Le monde des VPN (réseaux privés virtuels) en France est peut-être sur le point de changer drastiquement sur l'impulsion du groupe Canal+.
En effet, une action en justice initiée par le géant du cinéma et de la télévision en France, associée à la Ligue de Football Professionnel (LFP) vise plusieurs fournisseurs de VPN majeurs. Cette offensive, visant initialement à lutter contre le piratage de contenus sportifs, pourrait avoir des conséquences inattendues : les géants du VPN envisagent désormais de tout simplement quitter l'Hexagone.
Un conflit aux enjeux multiples
L'affaire trouve son origine dans la volonté de Canal+ et de la LFP de protéger leurs droits de diffusion, notamment concernant le football. Ces acteurs accusent les services de VPN de faciliter l'accès à des plateformes de streaming illégal, contournant ainsi les restrictions géographiques. Parmi les services visés figurent des grands noms du secteur comme NordVPN, ExpressVPN, CyberGhost, Proton VPN et Surfshark.
L'objectif affiché est clair : obtenir de la justice française qu'elle contraigne ces fournisseurs à bloquer l'accès aux sites diffusant illégalement des contenus protégés. Cette démarche s'inscrit dans une stratégie plus large de lutte contre le piratage, qui a déjà ciblé les sites de streaming, les fournisseurs de DNS alternatifs, et maintenant les VPN. On retrouve ainsi déjà ce type de blocage directement auprès des FAI sur une liste grandissante et évolutive de sites et miroirs proposant du contenu pirate.

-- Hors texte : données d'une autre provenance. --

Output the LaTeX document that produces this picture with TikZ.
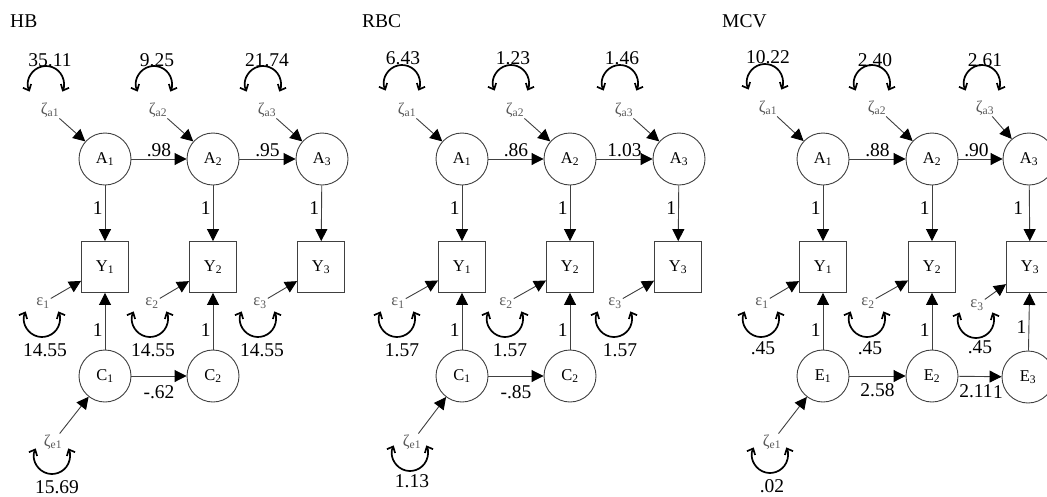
\documentclass[tikz,border=0pt]{standalone}
\usepackage{fontspec}
\setmainfont{Liberation Serif}
\usetikzlibrary{arrows.meta,calc}
\definecolor{linec}{HTML}{404040}
\definecolor{labc}{HTML}{5A5A5A}
\tikzset{
 lat/.style={circle, draw=linec, line width=0.9pt, minimum size=52pt, inner sep=0pt, font=\fontsize{16.5}{16.5}\selectfont},
 obs/.style={rectangle, draw=linec, line width=0.9pt, minimum width=47pt, minimum height=51pt, inner sep=0pt, font=\fontsize{16.5}{16.5}\selectfont},
 dist/.style={text=labc, inner sep=1pt, font=\fontsize{16.5}{16.5}\selectfont},
 num/.style={inner sep=0pt, font=\fontsize{19.5}{19.5}\selectfont},
 ttl/.style={inner sep=0pt, anchor=base west, font=\fontsize{19.5}{19.5}\selectfont},
 elab/.style={inner sep=0pt, font=\fontsize{19.5}{19.5}\selectfont},
 arr/.style={draw=linec, line width=0.9pt, -{Triangle[length=12pt,width=12pt,color=black]}},
 vloop/.style={black, line width=1.7pt, {Straight Barb[length=5pt,width=9pt]}-{Straight Barb[length=5pt,width=9pt]}},
}
\newcommand{\upvar}[2]{\draw[vloop] ([shift={(205:18)}]#1,#2) arc[start angle=205,end angle=-25,radius=18];}
\newcommand{\dnvar}[2]{\draw[vloop] ([shift={(155:18)}]#1,#2) arc[start angle=155,end angle=385,radius=18];}
\begin{document}
\begin{tikzpicture}[x=1pt,y=1pt]
\clip (0,0) rectangle (1047,-496);
\fill[white] (0,0) rectangle (1047,-496);

% ================= HB =================
\node[ttl] (tHB) at (10,-27) {HB};
\node[lat] (hA1) at (105,-159) {A\textsubscript{1}};
\node[lat] (hA2) at (213,-159) {A\textsubscript{2}};
\node[lat] (hA3) at (322,-159) {A\textsubscript{3}};
\node[obs] (hY1) at (105,-267) {Y\textsubscript{1}};
\node[obs] (hY2) at (213,-267) {Y\textsubscript{2}};
\node[obs] (hY3) at (321,-267) {Y\textsubscript{3}};
\node[lat] (hC1) at (105,-376) {C\textsubscript{1}};
\node[lat] (hC2) at (213,-376) {C\textsubscript{2}};
\node[dist] (hza1) at (50,-110) {ζ\textsubscript{a1}};
\node[dist] (hza2) at (158,-110) {ζ\textsubscript{a2}};
\node[dist] (hza3) at (267,-110) {ζ\textsubscript{a3}};
\node[dist] (he1) at (43,-303) {ε\textsubscript{1}};
\node[dist] (he2) at (152,-303) {ε\textsubscript{2}};
\node[dist] (he3) at (260,-303) {ε\textsubscript{3}};
\node[dist] (hze1) at (53,-442) {ζ\textsubscript{e1}};
\node[num] (hv1) at (50,-60) {35.11};
\node[num] (hv2) at (157,-60) {9.25};
\node[num] (hv3) at (267,-60) {21.74};
\node[num] (hw1) at (45,-350) {14.55};
\node[num] (hw2) at (153,-350) {14.55};
\node[num] (hw3) at (262,-350) {14.55};
\node[num] (hu1) at (57,-487) {15.69};
\upvar{46}{-84}\upvar{154}{-84}\upvar{263}{-84}
\dnvar{42}{-319}\dnvar{150}{-319}\dnvar{258}{-319}
\dnvar{52}{-456}
\draw[arr] (hA1) -- node[elab, above=2pt] {.98} (hA2);
\draw[arr] (hA2) -- node[elab, above=2pt] {.95} (hA3);
\draw[arr] (hA1) -- node[elab, pos=0.4, left=2pt] {1} (hY1);
\draw[arr] (hA2) -- node[elab, pos=0.4, left=2pt] {1} (hY2);
\draw[arr] (hA3) -- node[elab, pos=0.4, left=2pt] {1} (hY3);
\draw[arr] (hC1) -- node[elab, pos=0.35, left=2pt] {1} (hY1);
\draw[arr] (hC2) -- node[elab, pos=0.35, left=2pt] {1} (hY2);
\draw[arr] (hC1) -- node[elab, below=9pt] {-.62} (hC2);
\draw[arr] (hza1) -- (hA1);
\draw[arr] (hza2) -- (hA2);
\draw[arr] (hza3) -- (hA3);
\draw[arr] (he1) -- (hY1);
\draw[arr] (he2) -- (hY2);
\draw[arr] (he3) -- (hY3);
\draw[arr] (hze1) -- (hC1);

% ================= RBC =================
\node[ttl] (tRBC) at (362,-27) {RBC};
\node[lat] (rA1) at (462,-159) {A\textsubscript{1}};
\node[lat] (rA2) at (570,-159) {A\textsubscript{2}};
\node[lat] (rA3) at (679,-159) {A\textsubscript{3}};
\node[obs] (rY1) at (462,-267) {Y\textsubscript{1}};
\node[obs] (rY2) at (570,-267) {Y\textsubscript{2}};
\node[obs] (rY3) at (678,-267) {Y\textsubscript{3}};
\node[lat] (rC1) at (462,-376) {C\textsubscript{1}};
\node[lat] (rC2) at (570,-376) {C\textsubscript{2}};
\node[dist] (rza1) at (407,-110) {ζ\textsubscript{a1}};
\node[dist] (rza2) at (515,-110) {ζ\textsubscript{a2}};
\node[dist] (rza3) at (624,-110) {ζ\textsubscript{a3}};
\node[dist] (re1) at (398,-303) {ε\textsubscript{1}};
\node[dist] (re2) at (506,-303) {ε\textsubscript{2}};
\node[dist] (re3) at (615,-303) {ε\textsubscript{3}};
\node[dist] (rze1) at (412,-442) {ζ\textsubscript{e1}};
\node[num] (rv1) at (403,-58) {6.43};
\node[num] (rv2) at (513,-58) {1.23};
\node[num] (rv3) at (622,-58) {1.46};
\node[num] (rw1) at (402,-350) {1.57};
\node[num] (rw2) at (510,-350) {1.57};
\node[num] (rw3) at (620,-350) {1.57};
\node[num] (ru1) at (412,-481) {1.13};
\upvar{402}{-83}\upvar{511}{-83}\upvar{620}{-83}
\dnvar{397}{-319}\dnvar{505}{-319}\dnvar{614}{-319}
\dnvar{410}{-453}
\draw[arr] (rA1) -- node[elab, above=2pt] {.86} (rA2);
\draw[arr] (rA2) -- node[elab, above=2pt] {1.03} (rA3);
\draw[arr] (rA1) -- node[elab, pos=0.4, left=2pt] {1} (rY1);
\draw[arr] (rA2) -- node[elab, pos=0.4, left=2pt] {1} (rY2);
\draw[arr] (rA3) -- node[elab, pos=0.4, left=2pt] {1} (rY3);
\draw[arr] (rC1) -- node[elab, pos=0.35, left=2pt] {1} (rY1);
\draw[arr] (rC2) -- node[elab, pos=0.35, left=2pt] {1} (rY2);
\draw[arr] (rC1) -- node[elab, below=9pt] {-.85} (rC2);
\draw[arr] (rza1) -- (rA1);
\draw[arr] (rza2) -- (rA2);
\draw[arr] (rza3) -- (rA3);
\draw[arr] (re1) -- (rY1);
\draw[arr] (re2) -- (rY2);
\draw[arr] (re3) -- (rY3);
\draw[arr] (rze1) -- (rC1);

% ================= MCV =================
\node[ttl] (tMCV) at (722,-27) {MCV};
\node[lat] (mA1) at (823,-159) {A\textsubscript{1}};
\node[lat] (mA2) at (932,-159) {A\textsubscript{2}};
\node[lat] (mA3) at (1029,-159) {A\textsubscript{3}};
\node[obs] (mY1) at (823,-267) {Y\textsubscript{1}};
\node[obs] (mY2) at (932,-267) {Y\textsubscript{2}};
\node[obs] (mY3) at (1030,-267) {Y\textsubscript{3}};
\node[lat] (mE1) at (823,-376) {E\textsubscript{1}};
\node[lat] (mE2) at (932,-376) {E\textsubscript{2}};
\node[lat] (mE3) at (1028,-377) {E\textsubscript{3}};
\node[dist] (mza1) at (768,-108) {ζ\textsubscript{a1}};
\node[dist] (mza2) at (877,-108) {ζ\textsubscript{a2}};
\node[dist] (mza3) at (985,-108) {ζ\textsubscript{a3}};
\node[dist] (me1) at (762,-303) {ε\textsubscript{1}};
\node[dist] (me2) at (868,-303) {ε\textsubscript{2}};
\node[dist] (me3) at (977,-305) {ε\textsubscript{3}};
\node[dist] (mze1) at (772,-442) {ζ\textsubscript{e1}};
\node[num] (mv1) at (768,-57) {10.22};
\node[num] (mv2) at (875,-60) {2.40};
\node[num] (mv3) at (985,-60) {2.61};
\node[num] (mw1) at (763,-348) {.45};
\node[num] (mw2) at (870,-348) {.45};
\node[num] (mw3) at (980,-347) {.45};
\node[num] (mu1) at (772,-486) {.02};
\upvar{765}{-82}\upvar{872}{-83}\upvar{982}{-83}
\dnvar{761}{-319}\dnvar{867}{-319}\dnvar{976}{-320}
\dnvar{770}{-455}
\draw[arr] (mA1) -- node[elab, above=2pt] {.88} (mA2);
\draw[arr] (mA2) -- node[elab, above=2pt, xshift=-4pt] {.90} (mA3);
\draw[arr] (mA1) -- node[elab, pos=0.4, left=2pt] {1} (mY1);
\draw[arr] (mA2) -- node[elab, pos=0.4, left=2pt] {1} (mY2);
\draw[arr] (mA3) -- node[elab, pos=0.4, left=6pt] {1} (mY3);
\draw[arr] (mE1) -- node[elab, pos=0.35, left=2pt] {1} (mY1);
\draw[arr] (mE2) -- node[elab, pos=0.35, left=2pt] {1} (mY2);
\draw[arr] (mE3) -- node[elab, pos=0.41, left=2pt] {1} (mY3);
\draw[arr] (mE1) -- node[elab, below=7pt] {2.58} (mE2);
\draw[arr] (mE2) -- node[elab, below=8pt, xshift=-4pt] {2.11} (mE3);
\node[elab] (mstray) at (998,-392) {1};
\draw[arr] (mza1) -- (mA1);
\draw[arr] (mza2) -- (mA2);
\draw[arr] (mza3) -- (mA3);
\draw[arr] (me1) -- (mY1);
\draw[arr] (me2) -- (mY2);
\draw[arr] (me3) -- (mY3);
\draw[arr] (mze1) -- (mE1);
\end{tikzpicture}
\end{document}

La riposte des fournisseurs de VPN
Face à cette menace, la réaction des entreprises de VPN ne s'est pas fait attendre. Regroupés au sein de la VPN Trust Initiative (VTI), ces acteurs ont publié une lettre ouverte s'opposant fermement aux demandes de blocage. Leur argument principal ? Une telle décision porterait atteinte à "la cybersécurité, à la vie privée et à la liberté numérique de millions de résidents français".
Plus radical encore, Christian Dawson, président de l'Internet Infrastructure Coalition (i2Coalition), a évoqué la possibilité que certains services de VPN choisissent simplement de se retirer du marché français plutôt que de compromettre leurs principes. Cette menace n'est pas à prendre à la légère, comme le rappelle Dawson :
"Nous avons déjà vu cela sur des marchés comme l'Inde et le Pakistan, où les exigences réglementaires ont forcé certains services VPN à se retirer plutôt que de faire des compromis sur les normes de cryptage ou les politiques de conservation des journaux"
Les implications pour les utilisateurs français
Si les fournisseurs de VPN mettaient leurs menaces à exécution, les conséquences pour les internautes français seraient considérables. Les VPN sont utilisés pour diverses raisons légitimes :
- Protection de la vie privée en ligne
- Sécurisation des connexions sur les réseaux Wi-Fi publics
- Accès à des contenus géo-restreints de manière légale
- Contournement de la censure dans certains pays
La disparition de ces services du marché français pourrait donc avoir un impact significatif sur la liberté numérique et la sécurité en ligne des citoyens. En outre, le débat reste discutable puisque d'une part, Canal + souhaite uniquement imposer une liste noire de sites comme cela se fait déjà auprès des fournisseurs d'accès à Internet, d'autre part les VPN expliquent ne pas souhaiter entamer la sécurité proposée à leurs usagers, mais il est évident que les services jouent sur cette capacité à contourner la loi pour vendre leurs services...
D'ailleurs, Christian Dawson n'hésite pas à faire la relation entre les demandes de Canal + et la LFP et les restrictions imposées aux VPN dans des pays comme la Chine, la Russie ou l'Iran, souvent au nom de la lutte contre la criminalité en ligne, comparaison somme toute abusive ici...
Vers un compromis possible ?
Face à l'ampleur des enjeux, la question d'un éventuel compromis se pose. Les fournisseurs de VPN affirment s'opposer à l'utilisation de leurs services à des fins illégales, mais refusent catégoriquement de mettre en place des systèmes de filtrage qui compromettraient la confidentialité de leurs utilisateurs.
Une piste de réflexion pourrait être l'élaboration de solutions techniques permettant de cibler spécifiquement les usages illégaux sans compromettre la sécurité et la confidentialité des utilisations légitimes des VPN. Cependant, la faisabilité technique et l'acceptabilité d'une telle approche restent à démontrer, et l'élaboration de ce type de filtre en incomberait aux services de VPN, avec les frais que cela implique.
Dans l'attente, l'industrie du VPN et les défenseurs des droits numériques restent mobilisés. Les suites de cette affaire pourraient amener certains services VPN à quitter la France, et d'autres à s'adapter.